## [What is needed]
Quote all of the data exactly as given. Skip every picture it contains.
>> BEGIN Supplied information
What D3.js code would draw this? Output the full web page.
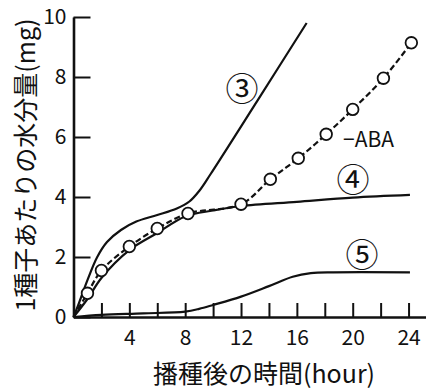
<!DOCTYPE html>
<html>
<head>
<meta charset="utf-8">
<script src="https://d3js.org/d3.v7.min.js"></script>
<style>
  body { margin: 0; background: #fff; }
  text { font-family: "Noto Sans CJK JP", "Noto Sans", sans-serif; fill: #111; }
</style>
</head>
<body>
<div id="graph-area"></div>
<script>
    // hours after sowing vs water content per seed (mg)
    const abaHours  = [0, 1, 2, 4, 6, 8.2, 12, 14.1, 16.1, 18.1, 20, 22.2, 24.2];
    const abaValues = [0, 0.79, 1.55, 2.35, 2.95, 3.45, 3.76, 4.59, 5.29, 6.09, 6.92, 7.96, 9.14];

    const c3Hours  = [0, 0.3, 1, 1.7, 2.4, 3.4, 4.5, 6, 7.4, 8.3, 9, 9.8, 13.2, 16.7];
    const c3Values = [0, 0.35, 1.23, 2.0, 2.5, 2.9, 3.18, 3.4, 3.62, 3.85, 4.2, 4.75, 7.23, 9.8];

    const c4Hours  = [0, 1, 2, 4, 6, 8, 10, 12, 16, 20, 24.1];
    const c4Values = [0, 0.6, 1.3, 2.23, 2.8, 3.35, 3.55, 3.7, 3.84, 3.98, 4.07];

    const c5Hours  = [0, 2, 5, 8, 9, 10, 12, 14, 15.7, 17, 18.6, 24.1];
    const c5Values = [0, 0.07, 0.12, 0.18, 0.27, 0.4, 0.68, 1.03, 1.34, 1.46, 1.49, 1.49];

    const xTicks = [2, 4, 6, 8, 10, 12, 14, 16, 18, 20, 22, 24];
    const yTicks = [0, 2, 4, 6, 8, 10];

    const w = 426;
    const h = 392;

    const xScale = d3.scaleLinear()
                     .domain([0, 25.3])
                     .range([73.5, 426.7]);

    const yScale = d3.scaleLinear()
                     .domain([0, 10])
                     .range([317, 17]);

    const svg = d3.select("#graph-area").append("svg")
                  .attr("width", w)
                  .attr("height", h);

    const zip = (xs, ys) => xs.map((x, i) => [x, ys[i]]);

    const line = d3.line()
                   .x(d => xScale(d[0]))
                   .y(d => yScale(d[1]))
                   .curve(d3.curveCatmullRom.alpha(0.5));

    // solid curves 3, 4, 5
    [[c3Hours, c3Values], [c4Hours, c4Values], [c5Hours, c5Values]].forEach(function(s) {
      svg.append("path")
         .datum(zip(s[0], s[1]))
         .attr("fill", "none")
         .attr("stroke", "#111")
         .attr("stroke-width", 2.2)
         .attr("d", line);
    });

    // -ABA dashed curve with open circles
    const aba = zip(abaHours, abaValues);
    svg.append("path")
       .datum(aba)
       .attr("fill", "none")
       .attr("stroke", "#111")
       .attr("stroke-width", 2.2)
       .attr("stroke-dasharray", "6,3")
       .attr("d", line);

    svg.selectAll("circle")
       .data(aba.slice(1))
       .enter()
       .append("circle")
       .attr("cx", d => xScale(d[0]))
       .attr("cy", d => yScale(d[1]))
       .attr("r", 5.8)
       .attr("fill", "#fff")
       .attr("stroke", "#111")
       .attr("stroke-width", 1.8);

    // axes
    const xAxis = d3.axisBottom(xScale)
                    .tickValues(xTicks)
                    .tickSizeInner(-14)
                    .tickSizeOuter(0)
                    .tickPadding(13)
                    .tickFormat(d => d % 4 === 0 ? d : "");

    const yAxis = d3.axisLeft(yScale)
                    .tickValues(yTicks)
                    .tickSizeInner(-17)
                    .tickSizeOuter(0)
                    .tickPadding(7);

    const gx = svg.append("g")
       .attr("transform", "translate(0," + yScale(0) + ")")
       .call(xAxis);

    const gy = svg.append("g")
       .attr("transform", "translate(" + xScale(0) + ",0)")
       .call(yAxis);

    [gx, gy].forEach(function(g) {
      g.select(".domain").attr("stroke", "#111").attr("stroke-width", 2.6);
      g.selectAll(".tick line").attr("stroke", "#111").attr("stroke-width", 2);
      g.selectAll(".tick text")
       .attr("font-family", "'Noto Sans CJK JP', sans-serif")
       .attr("font-size", 21)
       .attr("fill", "#111");
    });

    // axis titles
    svg.append("text")
       .attr("x", 264)
       .attr("y", 383)
       .attr("text-anchor", "middle")
       .attr("font-size", 25)
       .text("播種後の時間(hour)");

    svg.append("text")
       .attr("transform", "translate(35,165) rotate(-90)")
       .attr("text-anchor", "middle")
       .attr("font-size", 25)
       .text("1種子あたりの水分量(mg)");

    // curve labels
    const labels = [
      { t: "③", x: 242, y: 89 },
      { t: "④", x: 353, y: 180 },
      { t: "⑤", x: 362, y: 255 }
    ];
    svg.selectAll(".clabel")
       .data(labels)
       .enter()
       .append("text")
       .attr("class", "clabel")
       .attr("x", d => d.x)
       .attr("y", d => d.y)
       .attr("dy", "0.36em")
       .attr("text-anchor", "middle")
       .attr("font-size", 33)
       .text(d => d.t);

    svg.append("text")
       .attr("x", 343)
       .attr("y", 147)
       .attr("font-size", 21)
       .text("\u2212ABA");
</script>
</body>
</html>
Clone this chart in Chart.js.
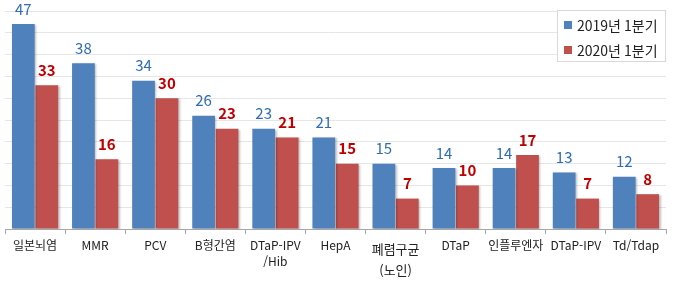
>> END Supplied information
## [Written answer]
What D3.js code would draw this? Output the full web page.
<!DOCTYPE html>
<html>
<head>
<meta charset="utf-8">
<script src="https://d3js.org/d3.v7.min.js"></script>
<style>
  body { margin: 0; background: #fff; }
  text { font-family: "Noto Sans CJK JP", "Noto Sans", sans-serif; fill: #111; }
</style>
</head>
<body>
<div id="graph-area"></div>
<script>
    // hours after sowing vs water content per seed (mg)
    const abaHours  = [0, 1, 2, 4, 6, 8.2, 12, 14.1, 16.1, 18.1, 20, 22.2, 24.2];
    const abaValues = [0, 0.79, 1.55, 2.35, 2.95, 3.45, 3.76, 4.59, 5.29, 6.09, 6.92, 7.96, 9.14];

    const c3Hours  = [0, 0.3, 1, 1.7, 2.4, 3.4, 4.5, 6, 7.4, 8.3, 9, 9.8, 13.2, 16.7];
    const c3Values = [0, 0.35, 1.23, 2.0, 2.5, 2.9, 3.18, 3.4, 3.62, 3.85, 4.2, 4.75, 7.23, 9.8];

    const c4Hours  = [0, 1, 2, 4, 6, 8, 10, 12, 16, 20, 24.1];
    const c4Values = [0, 0.6, 1.3, 2.23, 2.8, 3.35, 3.55, 3.7, 3.84, 3.98, 4.07];

    const c5Hours  = [0, 2, 5, 8, 9, 10, 12, 14, 15.7, 17, 18.6, 24.1];
    const c5Values = [0, 0.07, 0.12, 0.18, 0.27, 0.4, 0.68, 1.03, 1.34, 1.46, 1.49, 1.49];

    const xTicks = [2, 4, 6, 8, 10, 12, 14, 16, 18, 20, 22, 24];
    const yTicks = [0, 2, 4, 6, 8, 10];

    const w = 426;
    const h = 392;

    const xScale = d3.scaleLinear()
                     .domain([0, 25.3])
                     .range([73.5, 426.7]);

    const yScale = d3.scaleLinear()
                     .domain([0, 10])
                     .range([317, 17]);

    const svg = d3.select("#graph-area").append("svg")
                  .attr("width", w)
                  .attr("height", h);

    const zip = (xs, ys) => xs.map((x, i) => [x, ys[i]]);

    const line = d3.line()
                   .x(d => xScale(d[0]))
                   .y(d => yScale(d[1]))
                   .curve(d3.curveCatmullRom.alpha(0.5));

    // solid curves 3, 4, 5
    [[c3Hours, c3Values], [c4Hours, c4Values], [c5Hours, c5Values]].forEach(function(s) {
      svg.append("path")
         .datum(zip(s[0], s[1]))
         .attr("fill", "none")
         .attr("stroke", "#111")
         .attr("stroke-width", 2.2)
         .attr("d", line);
    });

    // -ABA dashed curve with open circles
    const aba = zip(abaHours, abaValues);
    svg.append("path")
       .datum(aba)
       .attr("fill", "none")
       .attr("stroke", "#111")
       .attr("stroke-width", 2.2)
       .attr("stroke-dasharray", "6,3")
       .attr("d", line);

    svg.selectAll("circle")
       .data(aba.slice(1))
       .enter()
       .append("circle")
       .attr("cx", d => xScale(d[0]))
       .attr("cy", d => yScale(d[1]))
       .attr("r", 5.8)
       .attr("fill", "#fff")
       .attr("stroke", "#111")
       .attr("stroke-width", 1.8);

    // axes
    const xAxis = d3.axisBottom(xScale)
                    .tickValues(xTicks)
                    .tickSizeInner(-14)
                    .tickSizeOuter(0)
                    .tickPadding(13)
                    .tickFormat(d => d % 4 === 0 ? d : "");

    const yAxis = d3.axisLeft(yScale)
                    .tickValues(yTicks)
                    .tickSizeInner(-17)
                    .tickSizeOuter(0)
                    .tickPadding(7);

    const gx = svg.append("g")
       .attr("transform", "translate(0," + yScale(0) + ")")
       .call(xAxis);

    const gy = svg.append("g")
       .attr("transform", "translate(" + xScale(0) + ",0)")
       .call(yAxis);

    [gx, gy].forEach(function(g) {
      g.select(".domain").attr("stroke", "#111").attr("stroke-width", 2.6);
      g.selectAll(".tick line").attr("stroke", "#111").attr("stroke-width", 2);
      g.selectAll(".tick text")
       .attr("font-family", "'Noto Sans CJK JP', sans-serif")
       .attr("font-size", 21)
       .attr("fill", "#111");
    });

    // axis titles
    svg.append("text")
       .attr("x", 264)
       .attr("y", 383)
       .attr("text-anchor", "middle")
       .attr("font-size", 25)
       .text("播種後の時間(hour)");

    svg.append("text")
       .attr("transform", "translate(35,165) rotate(-90)")
       .attr("text-anchor", "middle")
       .attr("font-size", 25)
       .text("1種子あたりの水分量(mg)");

    // curve labels
    const labels = [
      { t: "③", x: 242, y: 89 },
      { t: "④", x: 353, y: 180 },
      { t: "⑤", x: 362, y: 255 }
    ];
    svg.selectAll(".clabel")
       .data(labels)
       .enter()
       .append("text")
       .attr("class", "clabel")
       .attr("x", d => d.x)
       .attr("y", d => d.y)
       .attr("dy", "0.36em")
       .attr("text-anchor", "middle")
       .attr("font-size", 33)
       .text(d => d.t);

    svg.append("text")
       .attr("x", 343)
       .attr("y", 147)
       .attr("font-size", 21)
       .text("\u2212ABA");
</script>
</body>
</html>
Clone this chart in Chart.js.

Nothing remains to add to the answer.